_Instruction_. The listing below must be repeated word for word, with its images excluded.

_Information provided_.
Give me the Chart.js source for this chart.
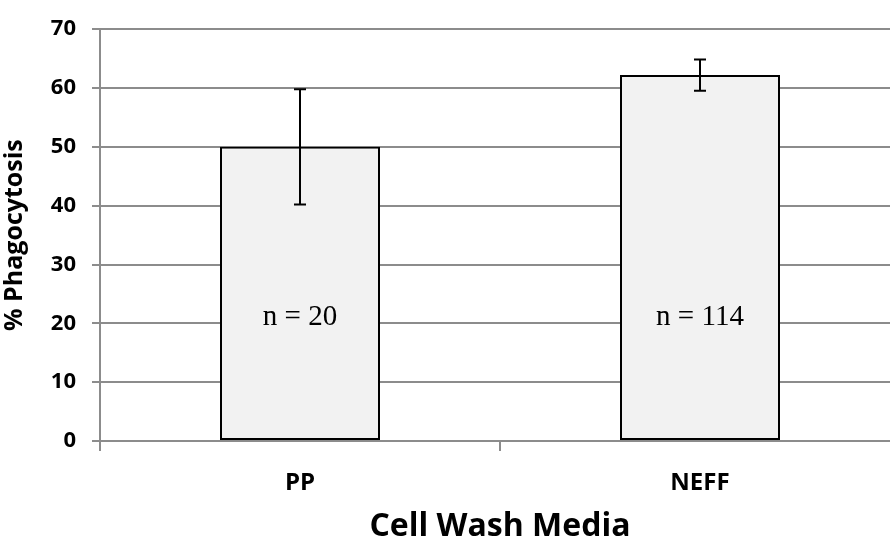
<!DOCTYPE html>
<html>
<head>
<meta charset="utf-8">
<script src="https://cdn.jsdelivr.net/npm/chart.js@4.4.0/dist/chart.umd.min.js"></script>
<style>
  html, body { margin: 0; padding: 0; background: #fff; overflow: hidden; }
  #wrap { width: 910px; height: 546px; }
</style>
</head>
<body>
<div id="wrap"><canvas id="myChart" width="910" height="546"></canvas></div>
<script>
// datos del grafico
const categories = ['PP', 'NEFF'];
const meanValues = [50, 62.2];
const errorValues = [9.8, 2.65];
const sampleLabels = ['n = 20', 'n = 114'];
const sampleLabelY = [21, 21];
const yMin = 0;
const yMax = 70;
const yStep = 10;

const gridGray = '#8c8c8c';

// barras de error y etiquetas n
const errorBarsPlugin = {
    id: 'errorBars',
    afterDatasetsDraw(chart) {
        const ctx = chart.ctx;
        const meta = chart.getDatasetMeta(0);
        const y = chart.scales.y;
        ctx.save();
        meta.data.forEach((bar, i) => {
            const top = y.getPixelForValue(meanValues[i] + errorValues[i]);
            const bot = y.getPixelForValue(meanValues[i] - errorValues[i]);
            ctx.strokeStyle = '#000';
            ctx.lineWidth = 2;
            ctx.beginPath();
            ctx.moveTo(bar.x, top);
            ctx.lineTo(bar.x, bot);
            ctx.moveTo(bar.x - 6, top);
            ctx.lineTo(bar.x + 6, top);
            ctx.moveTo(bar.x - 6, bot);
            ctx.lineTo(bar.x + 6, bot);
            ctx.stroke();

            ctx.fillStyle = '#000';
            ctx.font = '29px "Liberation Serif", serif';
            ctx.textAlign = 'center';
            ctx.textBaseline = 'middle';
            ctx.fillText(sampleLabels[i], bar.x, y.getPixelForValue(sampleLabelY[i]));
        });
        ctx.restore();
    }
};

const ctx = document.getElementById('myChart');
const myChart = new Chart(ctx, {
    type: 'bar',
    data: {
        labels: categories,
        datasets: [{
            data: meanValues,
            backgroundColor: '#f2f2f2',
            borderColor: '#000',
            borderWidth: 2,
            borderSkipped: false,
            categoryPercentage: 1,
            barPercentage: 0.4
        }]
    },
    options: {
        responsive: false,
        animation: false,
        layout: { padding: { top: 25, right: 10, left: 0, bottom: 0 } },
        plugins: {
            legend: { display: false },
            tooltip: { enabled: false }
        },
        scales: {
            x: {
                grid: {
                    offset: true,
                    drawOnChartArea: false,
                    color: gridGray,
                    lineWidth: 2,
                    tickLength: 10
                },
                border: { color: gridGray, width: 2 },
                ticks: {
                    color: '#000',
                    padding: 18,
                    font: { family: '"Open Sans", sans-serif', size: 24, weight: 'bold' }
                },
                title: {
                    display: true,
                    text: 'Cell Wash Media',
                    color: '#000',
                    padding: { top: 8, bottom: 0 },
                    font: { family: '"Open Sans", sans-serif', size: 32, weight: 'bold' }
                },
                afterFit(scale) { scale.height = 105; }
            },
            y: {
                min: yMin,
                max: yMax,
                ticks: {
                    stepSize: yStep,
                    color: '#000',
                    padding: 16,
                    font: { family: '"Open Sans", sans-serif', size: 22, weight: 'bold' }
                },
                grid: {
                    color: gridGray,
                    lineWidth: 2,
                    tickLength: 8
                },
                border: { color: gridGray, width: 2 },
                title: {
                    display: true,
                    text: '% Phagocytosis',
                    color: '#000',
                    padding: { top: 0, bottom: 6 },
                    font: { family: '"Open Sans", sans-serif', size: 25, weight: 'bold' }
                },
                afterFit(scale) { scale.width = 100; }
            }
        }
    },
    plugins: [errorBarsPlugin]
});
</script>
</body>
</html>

_Complete output_.
Give me the Chart.js source for this chart.
<!DOCTYPE html>
<html>
<head>
<meta charset="utf-8">
<script src="https://cdn.jsdelivr.net/npm/chart.js@4.4.0/dist/chart.umd.min.js"></script>
<style>
  html, body { margin: 0; padding: 0; background: #fff; overflow: hidden; }
  #wrap { width: 910px; height: 546px; }
</style>
</head>
<body>
<div id="wrap"><canvas id="myChart" width="910" height="546"></canvas></div>
<script>
// datos del grafico
const categories = ['PP', 'NEFF'];
const meanValues = [50, 62.2];
const errorValues = [9.8, 2.65];
const sampleLabels = ['n = 20', 'n = 114'];
const sampleLabelY = [21, 21];
const yMin = 0;
const yMax = 70;
const yStep = 10;

const gridGray = '#8c8c8c';

// barras de error y etiquetas n
const errorBarsPlugin = {
    id: 'errorBars',
    afterDatasetsDraw(chart) {
        const ctx = chart.ctx;
        const meta = chart.getDatasetMeta(0);
        const y = chart.scales.y;
        ctx.save();
        meta.data.forEach((bar, i) => {
            const top = y.getPixelForValue(meanValues[i] + errorValues[i]);
            const bot = y.getPixelForValue(meanValues[i] - errorValues[i]);
            ctx.strokeStyle = '#000';
            ctx.lineWidth = 2;
            ctx.beginPath();
            ctx.moveTo(bar.x, top);
            ctx.lineTo(bar.x, bot);
            ctx.moveTo(bar.x - 6, top);
            ctx.lineTo(bar.x + 6, top);
            ctx.moveTo(bar.x - 6, bot);
            ctx.lineTo(bar.x + 6, bot);
            ctx.stroke();

            ctx.fillStyle = '#000';
            ctx.font = '29px "Liberation Serif", serif';
            ctx.textAlign = 'center';
            ctx.textBaseline = 'middle';
            ctx.fillText(sampleLabels[i], bar.x, y.getPixelForValue(sampleLabelY[i]));
        });
        ctx.restore();
    }
};

const ctx = document.getElementById('myChart');
const myChart = new Chart(ctx, {
    type: 'bar',
    data: {
        labels: categories,
        datasets: [{
            data: meanValues,
            backgroundColor: '#f2f2f2',
            borderColor: '#000',
            borderWidth: 2,
            borderSkipped: false,
            categoryPercentage: 1,
            barPercentage: 0.4
        }]
    },
    options: {
        responsive: false,
        animation: false,
        layout: { padding: { top: 25, right: 10, left: 0, bottom: 0 } },
        plugins: {
            legend: { display: false },
            tooltip: { enabled: false }
        },
        scales: {
            x: {
                grid: {
                    offset: true,
                    drawOnChartArea: false,
                    color: gridGray,
                    lineWidth: 2,
                    tickLength: 10
                },
                border: { color: gridGray, width: 2 },
                ticks: {
                    color: '#000',
                    padding: 18,
                    font: { family: '"Open Sans", sans-serif', size: 24, weight: 'bold' }
                },
                title: {
                    display: true,
                    text: 'Cell Wash Media',
                    color: '#000',
                    padding: { top: 8, bottom: 0 },
                    font: { family: '"Open Sans", sans-serif', size: 32, weight: 'bold' }
                },
                afterFit(scale) { scale.height = 105; }
            },
            y: {
                min: yMin,
                max: yMax,
                ticks: {
                    stepSize: yStep,
                    color: '#000',
                    padding: 16,
                    font: { family: '"Open Sans", sans-serif', size: 22, weight: 'bold' }
                },
                grid: {
                    color: gridGray,
                    lineWidth: 2,
                    tickLength: 8
                },
                border: { color: gridGray, width: 2 },
                title: {
                    display: true,
                    text: '% Phagocytosis',
                    color: '#000',
                    padding: { top: 0, bottom: 6 },
                    font: { family: '"Open Sans", sans-serif', size: 25, weight: 'bold' }
                },
                afterFit(scale) { scale.width = 100; }
            }
        }
    },
    plugins: [errorBarsPlugin]
});
</script>
</body>
</html>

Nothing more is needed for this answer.